-- start DATASET EXCERPT --
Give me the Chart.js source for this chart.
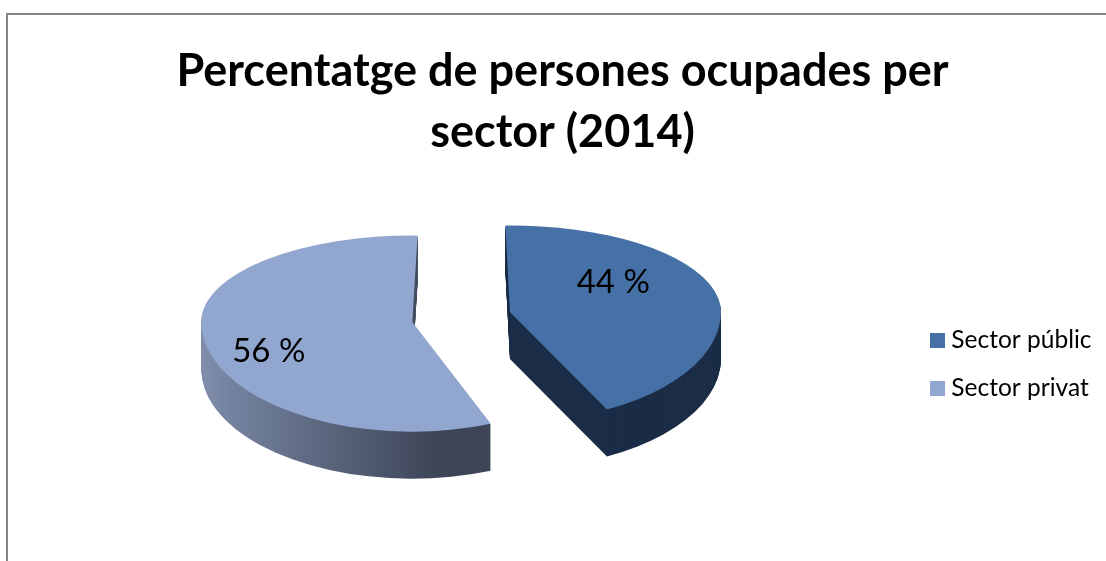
<!DOCTYPE html>
<html lang="ca">
<head>
<meta charset="utf-8">
<title>Percentatge de persones ocupades per sector (2014)</title>
<script src="https://cdn.jsdelivr.net/npm/chart.js@4"></script>
<style>
html,body{margin:0;padding:0;width:1106px;height:561px;overflow:hidden;background:#fff}
#frame{position:absolute;left:6px;top:13px;width:1109px;height:560px;border-left:2px solid #868686;border-top:2px solid #868686}
canvas{display:block}
</style>
</head>
<body>
<div id="frame"><canvas id="c" width="1109" height="560"></canvas></div>
<script>
const categories = ['Sector públic', 'Sector privat'];
const shares = [44, 56];
const titleLines = ['Percentatge de persones ocupades per', 'sector (2014)'];

const sliceColors = ['#4571a6', '#92a7cf'];
const FONT = 'Lato, Carlito, "Open Sans", sans-serif';
const DEG = Math.PI / 180;
const view = {centerX: 453.5, centerY: 302, kTop: 0.41, kBottom: 0.52, depth: 47, shift: 50};
const labelPolar = [{angle: 54.7, r: 0.60}, {angle: 248.7, r: 0.73}];
// perspective of the 3D view: small angular correction of each slice's edges, in degrees
const perspective = [{start: -2.6, end: -4.4}, {start: -2.4, end: 3.6}];

function wallFill(ctx, index) {
  if (index === 0) return '#1b2d46';
  const g = ctx.createLinearGradient(192, 0, 483, 0);
  g.addColorStop(0, '#9aa8c4');
  g.addColorStop(0.3, '#74829f');
  g.addColorStop(1, '#3d4557');
  return g;
}

function legendSwatch(color) {
  const s = document.createElement('canvas');
  s.width = 15;
  s.height = 15;
  const c = s.getContext('2d');
  c.fillStyle = color;
  c.fillRect(0, 0, 15, 15);
  return s;
}

const tiltedPie = {
  id: 'tiltedPie',
  beforeDatasetsDraw(chart) {
    const ctx = chart.ctx;
    const arcs = chart.getDatasetMeta(0).data;
    const W = chart.width, H = chart.height;
    const place = (arc, i) => {
      const start = arc.startAngle + perspective[i].start * DEG;
      const end = arc.endAngle + perspective[i].end * DEG;
      const mid = (start + end) / 2;
      const dy = Math.sin(mid) * view.shift;
      const apexY = Math.round(view.centerY + dy * (dy < 0 ? view.kTop : view.kBottom));
      return {dy, apexY, mid, start, end};
    };
    const drawOnce = (arc, i, fill, lift) => {
      const {dy, apexY, start, end} = place(arc, i);
      const saved = {options: arc.options, outerRadius: arc.outerRadius, startAngle: arc.startAngle, endAngle: arc.endAngle};
      // the arc element grows its radius by a share of the offset; cancel that so both slices match
      const fix = 1 - Math.sin(Math.min(Math.PI, arc.circumference));
      arc.outerRadius = saved.outerRadius - view.shift * fix;
      arc.startAngle = start;
      arc.endAngle = end;
      arc.options = {
        backgroundColor: fill, borderColor: fill, borderWidth: 0, borderAlign: 'center',
        borderJoinStyle: 'round', borderDash: [], borderDashOffset: 0, borderRadius: 0,
        offset: view.shift * 4, spacing: 0, circular: true, selfJoin: false
      };
      const ex = view.centerX - arc.x;
      [[view.kTop, 0, apexY + lift], [view.kBottom, apexY + lift, H]].forEach(([k, y0, y1]) => {
        ctx.save();
        ctx.beginPath();
        ctx.rect(0, y0, W, y1 - y0);
        ctx.clip();
        ctx.transform(1, 0, 0, k, ex, apexY + lift - k * (arc.y + dy));
        arc.draw(ctx);
        ctx.restore();
      });
      Object.assign(arc, saved);
    };
    arcs.forEach((arc, i) => {
      const fill = wallFill(ctx, i);
      for (let d = view.depth; d >= 1; d--) drawOnce(arc, i, fill, d);
    });
    arcs.forEach((arc, i) => drawOnce(arc, i, sliceColors[i], 0));

    ctx.save();
    ctx.fillStyle = '#000';
    ctx.font = '400 33px ' + FONT;
    ctx.textAlign = 'center';
    ctx.textBaseline = 'middle';
    arcs.forEach((arc, i) => {
      const {apexY, mid} = place(arc, i);
      const apexX = view.centerX + Math.cos(mid) * view.shift;
      const a = labelPolar[i].angle * DEG;
      const R = arc.outerRadius;
      const ry = -Math.cos(a) * R * labelPolar[i].r;
      const x = apexX + Math.sin(a) * R * labelPolar[i].r;
      const y = apexY + ry * (ry < 0 ? view.kTop : view.kBottom);
      ctx.fillText(shares[i] + ' %', x, y);
    });
    ctx.restore();
    return false;
  }
};

new Chart(document.getElementById('c'), {
  type: 'pie',
  data: {
    labels: categories,
    datasets: [{data: shares, backgroundColor: sliceColors, borderWidth: 0}]
  },
  options: {
    responsive: false,
    animation: false,
    rotation: 0,
    radius: 211,
    layout: {padding: {left: 15.5, right: 15.5, top: 0, bottom: 30}},
    plugins: {
      tooltip: {enabled: false},
      title: {
        display: true,
        text: titleLines,
        color: '#000',
        font: {family: FONT, size: 45, weight: '700', lineHeight: 1.356},
        padding: {top: 26, bottom: 20}
      },
      legend: {
        position: 'right',
        align: 'center',
        fullSize: false,
        labels: {
          usePointStyle: true, pointStyleWidth: 2.5, boxHeight: 15, padding: 23.5, color: '#000',
          font: {family: FONT, size: 24.5},
          generateLabels(chart) {
            return Chart.overrides.pie.plugins.legend.labels.generateLabels(chart)
              .map((item, i) => Object.assign(item, {pointStyle: legendSwatch(sliceColors[i])}));
          }
        }
      }
    }
  },
  plugins: [tiltedPie]
});
</script>
</body>
</html>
-- end DATASET EXCERPT --
Give all the lines above again, character for character, without pictures.

# [ANSWER TO THIS PROBLEM]
Give me the Chart.js source for this chart.
<!DOCTYPE html>
<html lang="ca">
<head>
<meta charset="utf-8">
<title>Percentatge de persones ocupades per sector (2014)</title>
<script src="https://cdn.jsdelivr.net/npm/chart.js@4"></script>
<style>
html,body{margin:0;padding:0;width:1106px;height:561px;overflow:hidden;background:#fff}
#frame{position:absolute;left:6px;top:13px;width:1109px;height:560px;border-left:2px solid #868686;border-top:2px solid #868686}
canvas{display:block}
</style>
</head>
<body>
<div id="frame"><canvas id="c" width="1109" height="560"></canvas></div>
<script>
const categories = ['Sector públic', 'Sector privat'];
const shares = [44, 56];
const titleLines = ['Percentatge de persones ocupades per', 'sector (2014)'];

const sliceColors = ['#4571a6', '#92a7cf'];
const FONT = 'Lato, Carlito, "Open Sans", sans-serif';
const DEG = Math.PI / 180;
const view = {centerX: 453.5, centerY: 302, kTop: 0.41, kBottom: 0.52, depth: 47, shift: 50};
const labelPolar = [{angle: 54.7, r: 0.60}, {angle: 248.7, r: 0.73}];
// perspective of the 3D view: small angular correction of each slice's edges, in degrees
const perspective = [{start: -2.6, end: -4.4}, {start: -2.4, end: 3.6}];

function wallFill(ctx, index) {
  if (index === 0) return '#1b2d46';
  const g = ctx.createLinearGradient(192, 0, 483, 0);
  g.addColorStop(0, '#9aa8c4');
  g.addColorStop(0.3, '#74829f');
  g.addColorStop(1, '#3d4557');
  return g;
}

function legendSwatch(color) {
  const s = document.createElement('canvas');
  s.width = 15;
  s.height = 15;
  const c = s.getContext('2d');
  c.fillStyle = color;
  c.fillRect(0, 0, 15, 15);
  return s;
}

const tiltedPie = {
  id: 'tiltedPie',
  beforeDatasetsDraw(chart) {
    const ctx = chart.ctx;
    const arcs = chart.getDatasetMeta(0).data;
    const W = chart.width, H = chart.height;
    const place = (arc, i) => {
      const start = arc.startAngle + perspective[i].start * DEG;
      const end = arc.endAngle + perspective[i].end * DEG;
      const mid = (start + end) / 2;
      const dy = Math.sin(mid) * view.shift;
      const apexY = Math.round(view.centerY + dy * (dy < 0 ? view.kTop : view.kBottom));
      return {dy, apexY, mid, start, end};
    };
    const drawOnce = (arc, i, fill, lift) => {
      const {dy, apexY, start, end} = place(arc, i);
      const saved = {options: arc.options, outerRadius: arc.outerRadius, startAngle: arc.startAngle, endAngle: arc.endAngle};
      // the arc element grows its radius by a share of the offset; cancel that so both slices match
      const fix = 1 - Math.sin(Math.min(Math.PI, arc.circumference));
      arc.outerRadius = saved.outerRadius - view.shift * fix;
      arc.startAngle = start;
      arc.endAngle = end;
      arc.options = {
        backgroundColor: fill, borderColor: fill, borderWidth: 0, borderAlign: 'center',
        borderJoinStyle: 'round', borderDash: [], borderDashOffset: 0, borderRadius: 0,
        offset: view.shift * 4, spacing: 0, circular: true, selfJoin: false
      };
      const ex = view.centerX - arc.x;
      [[view.kTop, 0, apexY + lift], [view.kBottom, apexY + lift, H]].forEach(([k, y0, y1]) => {
        ctx.save();
        ctx.beginPath();
        ctx.rect(0, y0, W, y1 - y0);
        ctx.clip();
        ctx.transform(1, 0, 0, k, ex, apexY + lift - k * (arc.y + dy));
        arc.draw(ctx);
        ctx.restore();
      });
      Object.assign(arc, saved);
    };
    arcs.forEach((arc, i) => {
      const fill = wallFill(ctx, i);
      for (let d = view.depth; d >= 1; d--) drawOnce(arc, i, fill, d);
    });
    arcs.forEach((arc, i) => drawOnce(arc, i, sliceColors[i], 0));

    ctx.save();
    ctx.fillStyle = '#000';
    ctx.font = '400 33px ' + FONT;
    ctx.textAlign = 'center';
    ctx.textBaseline = 'middle';
    arcs.forEach((arc, i) => {
      const {apexY, mid} = place(arc, i);
      const apexX = view.centerX + Math.cos(mid) * view.shift;
      const a = labelPolar[i].angle * DEG;
      const R = arc.outerRadius;
      const ry = -Math.cos(a) * R * labelPolar[i].r;
      const x = apexX + Math.sin(a) * R * labelPolar[i].r;
      const y = apexY + ry * (ry < 0 ? view.kTop : view.kBottom);
      ctx.fillText(shares[i] + ' %', x, y);
    });
    ctx.restore();
    return false;
  }
};

new Chart(document.getElementById('c'), {
  type: 'pie',
  data: {
    labels: categories,
    datasets: [{data: shares, backgroundColor: sliceColors, borderWidth: 0}]
  },
  options: {
    responsive: false,
    animation: false,
    rotation: 0,
    radius: 211,
    layout: {padding: {left: 15.5, right: 15.5, top: 0, bottom: 30}},
    plugins: {
      tooltip: {enabled: false},
      title: {
        display: true,
        text: titleLines,
        color: '#000',
        font: {family: FONT, size: 45, weight: '700', lineHeight: 1.356},
        padding: {top: 26, bottom: 20}
      },
      legend: {
        position: 'right',
        align: 'center',
        fullSize: false,
        labels: {
          usePointStyle: true, pointStyleWidth: 2.5, boxHeight: 15, padding: 23.5, color: '#000',
          font: {family: FONT, size: 24.5},
          generateLabels(chart) {
            return Chart.overrides.pie.plugins.legend.labels.generateLabels(chart)
              .map((item, i) => Object.assign(item, {pointStyle: legendSwatch(sliceColors[i])}));
          }
        }
      }
    }
  },
  plugins: [tiltedPie]
});
</script>
</body>
</html>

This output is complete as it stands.